* GOAL OF THE EXERCISE
Keep only the lines of the listing that include the word "standalone", and copy them.

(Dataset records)
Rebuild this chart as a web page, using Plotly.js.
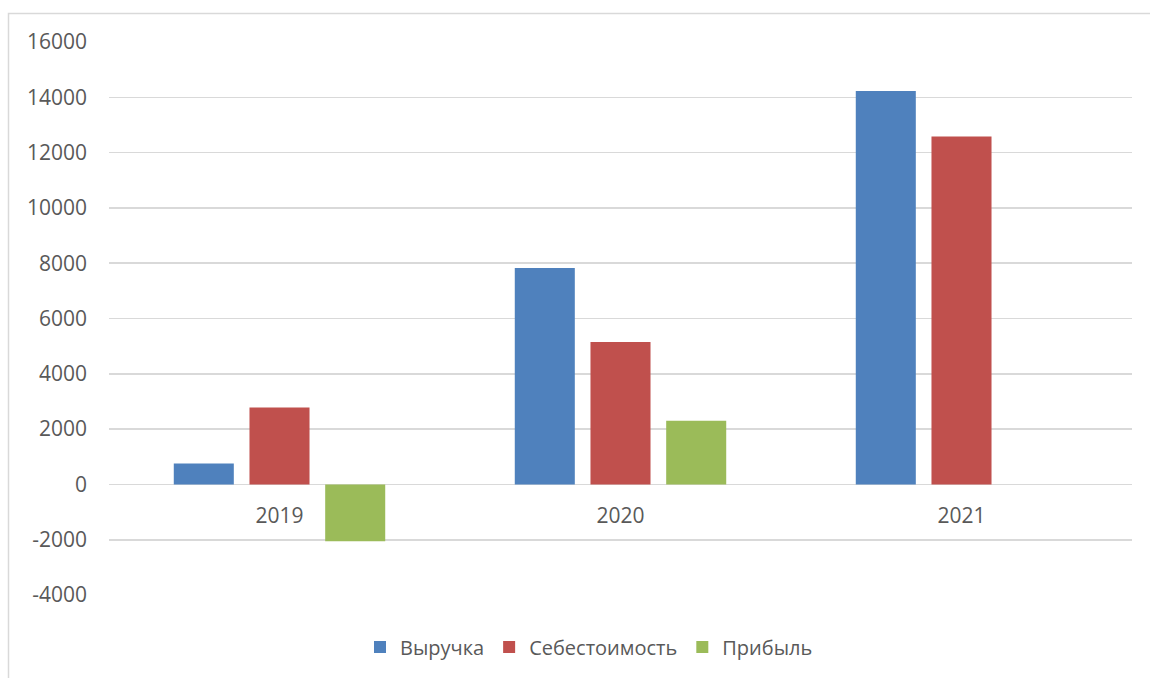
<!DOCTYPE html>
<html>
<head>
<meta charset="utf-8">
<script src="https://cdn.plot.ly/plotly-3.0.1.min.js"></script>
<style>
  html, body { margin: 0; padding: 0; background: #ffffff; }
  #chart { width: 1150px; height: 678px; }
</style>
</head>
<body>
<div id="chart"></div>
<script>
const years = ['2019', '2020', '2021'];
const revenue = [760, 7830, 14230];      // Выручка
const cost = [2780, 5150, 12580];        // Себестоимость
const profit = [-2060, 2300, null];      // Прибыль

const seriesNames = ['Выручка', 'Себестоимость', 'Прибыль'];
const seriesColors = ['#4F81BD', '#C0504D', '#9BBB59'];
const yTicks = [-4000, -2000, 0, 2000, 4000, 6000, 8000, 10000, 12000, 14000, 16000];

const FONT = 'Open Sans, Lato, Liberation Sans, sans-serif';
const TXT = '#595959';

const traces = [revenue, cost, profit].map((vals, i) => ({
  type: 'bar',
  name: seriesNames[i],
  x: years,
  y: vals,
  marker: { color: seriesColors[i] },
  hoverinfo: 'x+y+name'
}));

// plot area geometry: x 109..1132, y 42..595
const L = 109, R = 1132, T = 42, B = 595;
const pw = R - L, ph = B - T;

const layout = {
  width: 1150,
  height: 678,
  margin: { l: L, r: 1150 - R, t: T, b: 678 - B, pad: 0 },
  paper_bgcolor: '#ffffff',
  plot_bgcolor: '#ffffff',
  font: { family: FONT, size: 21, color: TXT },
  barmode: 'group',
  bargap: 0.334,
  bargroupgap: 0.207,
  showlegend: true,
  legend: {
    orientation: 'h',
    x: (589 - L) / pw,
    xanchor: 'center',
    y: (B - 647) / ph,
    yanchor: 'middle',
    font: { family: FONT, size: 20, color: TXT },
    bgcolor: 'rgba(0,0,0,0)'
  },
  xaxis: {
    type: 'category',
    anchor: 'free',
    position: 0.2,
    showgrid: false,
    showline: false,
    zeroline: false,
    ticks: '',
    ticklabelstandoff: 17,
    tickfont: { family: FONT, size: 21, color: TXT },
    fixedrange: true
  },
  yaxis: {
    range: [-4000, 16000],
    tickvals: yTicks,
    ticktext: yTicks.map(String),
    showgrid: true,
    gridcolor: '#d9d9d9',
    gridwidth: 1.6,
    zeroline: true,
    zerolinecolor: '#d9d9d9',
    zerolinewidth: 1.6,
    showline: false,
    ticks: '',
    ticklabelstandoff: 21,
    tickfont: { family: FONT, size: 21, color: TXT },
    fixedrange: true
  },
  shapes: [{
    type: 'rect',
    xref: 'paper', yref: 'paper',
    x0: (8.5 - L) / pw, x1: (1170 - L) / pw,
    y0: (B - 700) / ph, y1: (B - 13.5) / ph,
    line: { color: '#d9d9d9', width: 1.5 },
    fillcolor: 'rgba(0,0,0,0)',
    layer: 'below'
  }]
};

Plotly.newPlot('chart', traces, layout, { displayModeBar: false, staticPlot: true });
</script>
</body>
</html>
---
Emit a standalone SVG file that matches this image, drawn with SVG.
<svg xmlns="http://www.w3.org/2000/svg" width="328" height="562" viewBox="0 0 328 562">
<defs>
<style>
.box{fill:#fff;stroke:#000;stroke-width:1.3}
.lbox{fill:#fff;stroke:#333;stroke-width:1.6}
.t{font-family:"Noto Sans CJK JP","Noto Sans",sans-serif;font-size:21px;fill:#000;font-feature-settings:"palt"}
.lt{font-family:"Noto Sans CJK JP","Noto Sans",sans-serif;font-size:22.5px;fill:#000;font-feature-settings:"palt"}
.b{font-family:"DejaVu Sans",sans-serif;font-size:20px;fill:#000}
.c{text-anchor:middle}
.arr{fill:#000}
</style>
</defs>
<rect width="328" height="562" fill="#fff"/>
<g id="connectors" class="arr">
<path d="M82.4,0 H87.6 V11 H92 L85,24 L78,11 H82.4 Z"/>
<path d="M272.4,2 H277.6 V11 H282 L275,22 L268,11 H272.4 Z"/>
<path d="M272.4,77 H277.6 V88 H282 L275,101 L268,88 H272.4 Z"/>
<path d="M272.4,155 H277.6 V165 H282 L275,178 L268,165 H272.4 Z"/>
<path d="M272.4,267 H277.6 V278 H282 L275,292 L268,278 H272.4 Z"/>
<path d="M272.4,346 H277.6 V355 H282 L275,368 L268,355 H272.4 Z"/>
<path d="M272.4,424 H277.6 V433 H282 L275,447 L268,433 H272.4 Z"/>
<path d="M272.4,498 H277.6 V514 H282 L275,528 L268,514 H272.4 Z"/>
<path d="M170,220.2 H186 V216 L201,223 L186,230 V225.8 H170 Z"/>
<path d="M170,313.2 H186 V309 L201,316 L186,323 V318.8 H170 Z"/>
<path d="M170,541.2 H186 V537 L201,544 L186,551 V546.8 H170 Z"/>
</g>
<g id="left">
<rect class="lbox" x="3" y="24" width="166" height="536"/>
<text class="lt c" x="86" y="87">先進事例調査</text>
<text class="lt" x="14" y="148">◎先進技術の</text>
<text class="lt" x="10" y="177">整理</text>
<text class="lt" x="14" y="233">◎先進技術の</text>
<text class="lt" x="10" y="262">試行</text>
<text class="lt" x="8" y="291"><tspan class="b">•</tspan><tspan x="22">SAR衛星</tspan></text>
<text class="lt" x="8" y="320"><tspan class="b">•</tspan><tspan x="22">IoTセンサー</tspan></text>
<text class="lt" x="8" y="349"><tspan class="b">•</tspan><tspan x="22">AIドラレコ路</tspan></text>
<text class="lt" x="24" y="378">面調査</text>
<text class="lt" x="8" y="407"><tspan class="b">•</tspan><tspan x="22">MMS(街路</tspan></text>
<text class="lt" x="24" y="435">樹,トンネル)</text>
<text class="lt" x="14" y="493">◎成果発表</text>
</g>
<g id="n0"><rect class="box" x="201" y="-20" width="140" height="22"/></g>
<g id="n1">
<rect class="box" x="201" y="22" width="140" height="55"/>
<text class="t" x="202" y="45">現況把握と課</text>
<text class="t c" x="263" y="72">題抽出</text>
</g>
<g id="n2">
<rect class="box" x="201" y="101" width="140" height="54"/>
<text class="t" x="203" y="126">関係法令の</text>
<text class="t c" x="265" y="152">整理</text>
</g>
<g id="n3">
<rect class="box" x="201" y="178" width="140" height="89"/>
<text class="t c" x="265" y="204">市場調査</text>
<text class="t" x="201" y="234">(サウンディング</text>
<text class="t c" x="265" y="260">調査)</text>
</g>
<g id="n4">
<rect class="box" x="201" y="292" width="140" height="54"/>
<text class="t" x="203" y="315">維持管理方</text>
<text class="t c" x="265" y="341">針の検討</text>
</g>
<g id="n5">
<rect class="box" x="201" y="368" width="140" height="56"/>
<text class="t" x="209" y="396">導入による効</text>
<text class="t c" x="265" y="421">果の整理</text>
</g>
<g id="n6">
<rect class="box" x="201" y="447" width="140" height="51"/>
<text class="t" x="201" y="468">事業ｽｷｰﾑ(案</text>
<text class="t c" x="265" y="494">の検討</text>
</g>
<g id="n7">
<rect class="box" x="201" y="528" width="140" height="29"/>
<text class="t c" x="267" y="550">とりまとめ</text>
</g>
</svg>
---
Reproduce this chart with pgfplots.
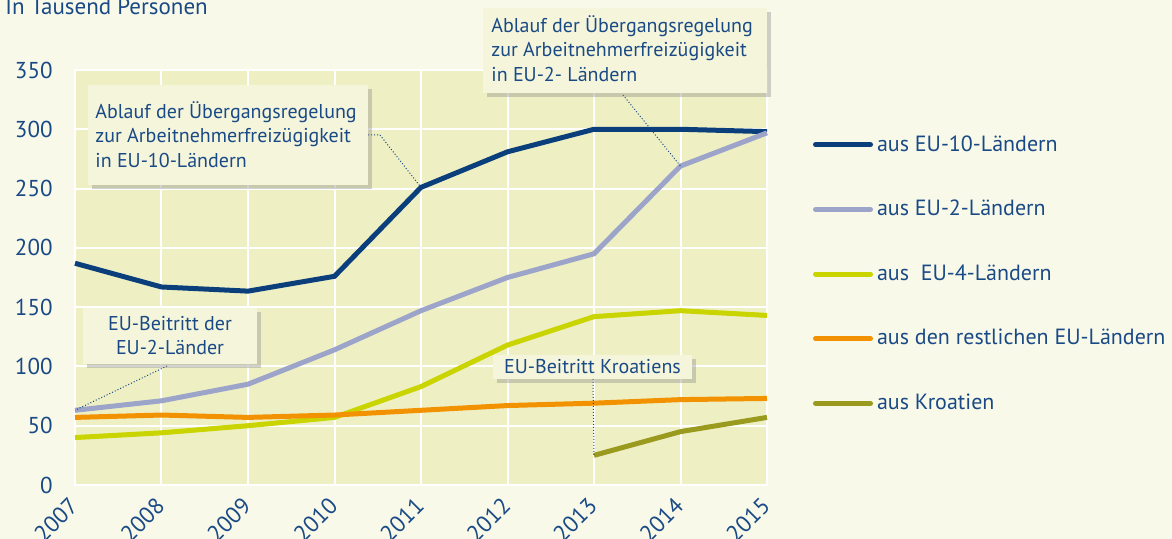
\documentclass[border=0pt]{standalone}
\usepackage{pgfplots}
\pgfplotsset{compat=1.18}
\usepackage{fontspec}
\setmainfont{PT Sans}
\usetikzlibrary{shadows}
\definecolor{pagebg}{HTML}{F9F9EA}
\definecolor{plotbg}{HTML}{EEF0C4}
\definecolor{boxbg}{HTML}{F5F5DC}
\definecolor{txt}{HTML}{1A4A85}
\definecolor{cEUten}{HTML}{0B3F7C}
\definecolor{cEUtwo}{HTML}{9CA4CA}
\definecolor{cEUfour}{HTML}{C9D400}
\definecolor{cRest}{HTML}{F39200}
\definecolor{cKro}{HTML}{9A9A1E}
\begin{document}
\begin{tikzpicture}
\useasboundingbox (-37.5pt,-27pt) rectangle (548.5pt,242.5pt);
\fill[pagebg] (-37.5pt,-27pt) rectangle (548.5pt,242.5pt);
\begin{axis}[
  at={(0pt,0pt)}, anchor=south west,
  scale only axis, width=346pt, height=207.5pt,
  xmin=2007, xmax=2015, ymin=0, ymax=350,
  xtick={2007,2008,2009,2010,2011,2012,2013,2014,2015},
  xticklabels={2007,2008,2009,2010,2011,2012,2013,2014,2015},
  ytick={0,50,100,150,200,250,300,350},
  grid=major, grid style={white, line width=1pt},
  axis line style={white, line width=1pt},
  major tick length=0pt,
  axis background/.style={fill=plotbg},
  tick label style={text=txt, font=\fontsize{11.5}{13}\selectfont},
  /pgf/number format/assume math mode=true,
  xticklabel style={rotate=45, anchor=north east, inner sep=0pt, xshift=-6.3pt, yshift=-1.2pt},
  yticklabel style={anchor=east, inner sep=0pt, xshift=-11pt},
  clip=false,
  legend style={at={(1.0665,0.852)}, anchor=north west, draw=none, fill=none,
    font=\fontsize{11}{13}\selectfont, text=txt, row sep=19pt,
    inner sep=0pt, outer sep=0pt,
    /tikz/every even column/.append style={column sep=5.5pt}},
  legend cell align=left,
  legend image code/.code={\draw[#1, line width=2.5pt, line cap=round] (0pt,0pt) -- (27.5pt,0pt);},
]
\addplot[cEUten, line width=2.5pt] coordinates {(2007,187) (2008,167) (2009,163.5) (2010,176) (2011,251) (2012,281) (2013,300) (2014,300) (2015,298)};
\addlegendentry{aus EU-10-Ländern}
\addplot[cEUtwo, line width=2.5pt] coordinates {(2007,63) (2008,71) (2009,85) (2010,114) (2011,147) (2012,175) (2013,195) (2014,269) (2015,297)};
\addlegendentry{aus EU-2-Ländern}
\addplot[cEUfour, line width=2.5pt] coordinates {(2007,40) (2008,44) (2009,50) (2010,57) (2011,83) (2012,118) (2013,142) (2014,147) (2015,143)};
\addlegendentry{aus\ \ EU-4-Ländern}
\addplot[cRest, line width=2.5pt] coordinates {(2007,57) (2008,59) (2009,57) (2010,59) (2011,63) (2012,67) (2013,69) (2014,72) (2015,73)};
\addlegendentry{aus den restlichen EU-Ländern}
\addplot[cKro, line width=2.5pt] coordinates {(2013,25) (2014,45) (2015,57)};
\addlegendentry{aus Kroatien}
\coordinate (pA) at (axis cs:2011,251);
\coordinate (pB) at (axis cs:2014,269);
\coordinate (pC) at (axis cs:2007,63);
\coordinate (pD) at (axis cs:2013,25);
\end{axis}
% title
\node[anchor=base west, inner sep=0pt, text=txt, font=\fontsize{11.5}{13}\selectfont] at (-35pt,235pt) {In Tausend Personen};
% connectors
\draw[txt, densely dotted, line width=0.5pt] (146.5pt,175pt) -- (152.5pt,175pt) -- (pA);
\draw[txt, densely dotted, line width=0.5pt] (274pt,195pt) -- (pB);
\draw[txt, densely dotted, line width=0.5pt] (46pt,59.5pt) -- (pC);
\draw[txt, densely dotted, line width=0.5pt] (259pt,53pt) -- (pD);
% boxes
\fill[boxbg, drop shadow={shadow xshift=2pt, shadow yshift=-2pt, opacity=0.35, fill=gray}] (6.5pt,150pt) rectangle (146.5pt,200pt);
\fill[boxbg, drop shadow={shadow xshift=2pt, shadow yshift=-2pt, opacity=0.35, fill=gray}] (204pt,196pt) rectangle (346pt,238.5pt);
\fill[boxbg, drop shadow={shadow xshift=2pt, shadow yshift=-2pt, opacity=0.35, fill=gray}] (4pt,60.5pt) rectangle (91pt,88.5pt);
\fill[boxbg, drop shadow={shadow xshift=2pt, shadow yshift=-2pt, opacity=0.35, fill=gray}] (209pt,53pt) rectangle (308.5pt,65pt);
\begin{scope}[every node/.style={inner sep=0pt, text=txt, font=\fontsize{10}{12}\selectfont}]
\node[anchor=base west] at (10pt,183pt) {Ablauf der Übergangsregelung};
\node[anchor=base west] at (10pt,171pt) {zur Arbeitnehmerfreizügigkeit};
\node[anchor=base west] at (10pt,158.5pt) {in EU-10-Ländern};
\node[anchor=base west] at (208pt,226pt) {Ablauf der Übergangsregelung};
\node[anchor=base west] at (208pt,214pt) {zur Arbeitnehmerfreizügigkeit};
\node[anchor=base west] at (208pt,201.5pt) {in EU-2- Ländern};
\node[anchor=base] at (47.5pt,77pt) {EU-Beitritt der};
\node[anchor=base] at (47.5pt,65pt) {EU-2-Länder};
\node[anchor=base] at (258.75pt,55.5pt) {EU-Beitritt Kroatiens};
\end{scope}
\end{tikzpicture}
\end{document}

* ANSWER FOR THE TASK
Emit a standalone SVG file that matches this image, drawn with SVG.
\documentclass[border=0pt]{standalone}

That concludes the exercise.